Monitoring processor activity
Monitoring the Processor and System object counters provides valuable information about the utilization of your processors and helps you determine whether or not a bottleneck exists. You will want to include the following:
| • | Processor\% Processor Time for processor usage. Optionally, you can also monitor Processor\% User Time and % Privileged Time along with % Processor Time for more detail. |
| • | System\Processor Queue Length for bottleneck detection. |
Observing processor usage values
To gauge the activity of the processor, check the Processor\% Processor Time counter. This counter shows the percentage of elapsed time that a processor is busy executing a nonidle thread.
When you examine processor usage, consider the role of the computer and the type of work being done. Depending on what the computer is doing, high processor values could mean either that the system is efficiently handling a heavy workload or that it is struggling to keep up. For example, if you are monitoring a user's computer, and that computer is used for computation, the computational program might easily use 100 percent of the processor's time. Even if this causes the performance of other applications on that computer to suffer, this can be addressed by changing workload.
On the other hand, values around 100 percent on a server computer that processes many client requests indicate that processes are queuing up, waiting for processor time, and causing a bottleneck. Such a sustained high level of processor usage is unacceptable for a server.

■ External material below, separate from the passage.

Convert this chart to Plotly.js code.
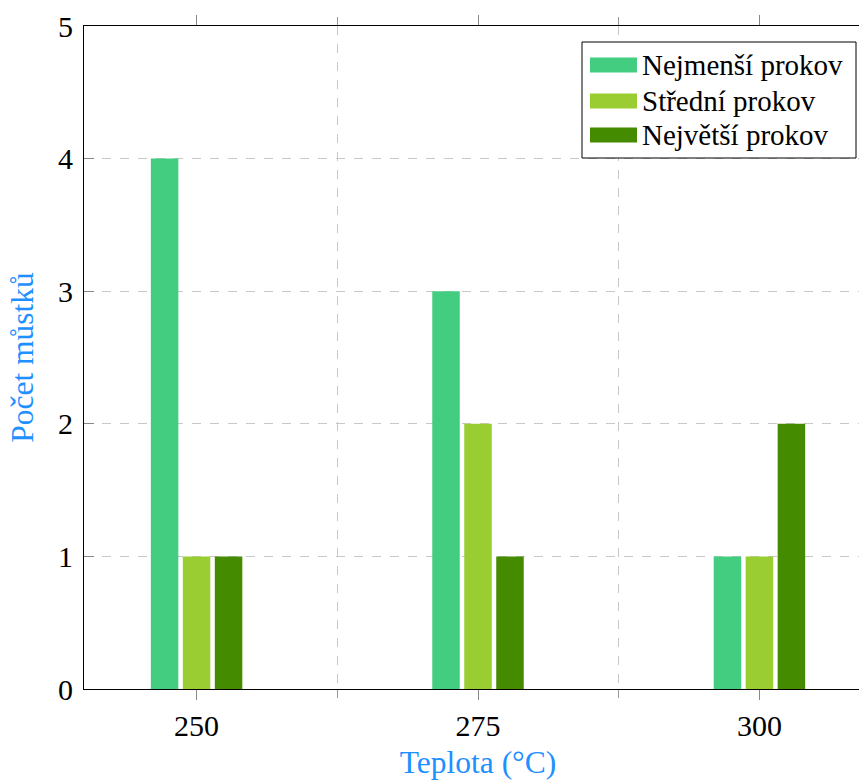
<!DOCTYPE html>
<html>
<head>
<meta charset="utf-8">
<script src="https://cdn.plot.ly/plotly-3.0.1.min.js"></script>
<style>
html,body{margin:0;padding:0;overflow:hidden;background:#fff;}
#chart{width:900px;height:780px;}
</style>
</head>
<body>
<div id="chart"></div>
<script>
// Data
const temperatures = [250, 275, 300];
const seriesNames = ["Nejmenší prokov", "Střední prokov", "Největší prokov"];
const smallest = [4, 3, 1];
const medium = [1, 2, 1];
const largest = [1, 1, 2];
const seriesColors = ["#43CD80", "#9ACD32", "#458B00"];
const yTicks = [0, 1, 2, 3, 4, 5];
const xTitle = "Teplota (°C)";
const yTitle = "Počet můstků";

const seriesValues = [smallest, medium, largest];
const FONT = "Liberation Serif";

const traces = seriesValues.map((vals, i) => ({
  type: "bar",
  x: temperatures,
  y: vals,
  name: seriesNames[i],
  marker: {color: seriesColors[i], line: {width: 0}},
  showlegend: false,
  hoverinfo: "x+y+name"
}));

// plot geometry (pixels) used for the hand-drawn legend box
const W = 900, H = 780, L = 84, R = 28, T = 26, B = 91;
const pw = W - L - R, ph = H - T - B;
const px = v => (v - L) / pw;
const py = v => 1 - (v - T) / ph;

const shapes = [
  {type: "rect", xref: "paper", yref: "paper",
   x0: px(582), x1: px(856), y0: py(42), y1: py(158),
   line: {color: "#000", width: 1}, fillcolor: "#fff", layer: "above"}
];
const annotations = [];
const rowCenters = [65, 101, 135];
seriesNames.forEach((n, i) => {
  shapes.push({type: "rect", xref: "paper", yref: "paper",
    x0: px(590), x1: px(637), y0: py(rowCenters[i] - 7.5), y1: py(rowCenters[i] + 7.5),
    line: {width: 0}, fillcolor: seriesColors[i], layer: "above"});
  annotations.push({xref: "paper", yref: "paper", x: px(640), y: py(rowCenters[i]),
    xanchor: "left", yanchor: "middle", text: n, showarrow: false,
    font: {family: FONT, size: 29, color: "#000"}});
});

const layout = {
  width: W, height: H,
  margin: {l: L, r: R, t: T, b: B, pad: 0},
  paper_bgcolor: "#fff", plot_bgcolor: "#fff",
  barmode: "group", bargap: 0.659, bargroupgap: 0.14,
  showlegend: false,
  font: {family: FONT, size: 30, color: "#000"},
  xaxis: {
    range: [240, 310],
    tickmode: "array", tickvals: temperatures, ticktext: temperatures.map(String),
    ticks: "outside", ticklen: 10, tickcolor: "#888", tickwidth: 1,
    showgrid: false, zeroline: false,
    showline: true, linecolor: "#000", linewidth: 1, mirror: "ticks",
    tickfont: {family: FONT, size: 30, color: "#000"},
    minor: {tickvals: [262.5, 287.5], ticks: "outside", ticklen: 8, tickcolor: "#999",
            showgrid: true, gridcolor: "#c8c8c8", griddash: "dash", gridwidth: 1},
    title: {text: xTitle, font: {family: FONT, size: 31.5, color: "#1E90FF"}, standoff: 11},
    fixedrange: true
  },
  yaxis: {
    range: [0, 5],
    tickmode: "array", tickvals: yTicks,
    ticks: "inside", ticklen: 10, tickcolor: "#888", tickwidth: 1,
    showgrid: true, gridcolor: "#c8c8c8", griddash: "dash", gridwidth: 1,
    zeroline: false,
    showline: true, linecolor: "#000", linewidth: 1, mirror: "ticks",
    tickfont: {family: FONT, size: 30, color: "#000"},
    ticklabelstandoff: 4,
    title: {text: yTitle, font: {family: FONT, size: 31.5, color: "#1E90FF"}, standoff: 14},
    fixedrange: true
  },
  shapes: shapes,
  annotations: annotations
};

Plotly.newPlot("chart", traces, layout, {displayModeBar: false, staticPlot: true});
</script>
</body>
</html>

Investigating processor bottlenecks
A processor bottleneck develops when threads of a process require more processor cycles than are available. Long processor queues can build up and system response suffers. The two most common causes of processor bottlenecks are CPU-bound programs and drivers or subsystem components (typically disk or network components) that generate excessive interrupts.
To determine whether a processor bottleneck exists due to high levels of demand for processor time, check the value of the System\Processor Queue Length counter. A queue of two or more items indicates a bottleneck. If more than a few program processes are contending for most of the processor's time, installing a faster processor will improve throughput. An additional processor can help if you are running multithreaded processes, but be aware that scaling to additional processors may have limited benefits. See Monitoring multiprocessor systems for more information.
In addition, the Server Work Queues\Queue Length counter, which tracks the current length of the server work queue for the computer, can reveal processor bottlenecks. A sustained queue length greater than 4 indicates possible processor congestion. This counter is a value at a specific time, not an average over time.
To determine whether interrupt activity is causing a bottleneck, watch the values of the Processor\Interrupts/sec counter, which measures the rate of service requests from input/output (I/O) devices. If this counter value increases dramatically without a corresponding increase in system activity, it can indicate a hardware problem.
You can also monitor Processor\% Interrupt Time for an indirect indicator of the activity of disk drivers, network adapters, and other devices that generate interrupts.
Note
| • | To detect hardware problems that may affect processor performance, such as IRQ conflicts, watch the values of System\File Control Bytes/second. |
Monitoring multiprocessor systems
To observe the efficiency of a multiprocessor computer, use the following additional counters.
| Counter | Description |
Process\% Processor Time | The sum of processor time on each processor for all threads of the process. |
Processor(_Total)\% Processor Time | A measure of processor activity for all processors in the computer. |
Thread\% Processor Time | The amount of processor time for a thread. |
Managing processor affinity on multiprocessor systems
If you want to assign a particular process or program to a single processor to improve its performance at the expense of other processes, in Task Manager, click Set Affinity. This option is available only on multiprocessor systems.
Controlling processor affinity can improve performance by reducing the number of processor cache flushes as threads move from one processor to another. This might be a good option for dedicated file servers. However, be aware that dedicating a program to a particular processor may not allow other program threads to migrate to the least-busy processor.
You may also want to control processor affinity for interrupts generated by disk or network adapters. A tool provided on the Resource Kit companion disc enables you to manage interrupts in this way.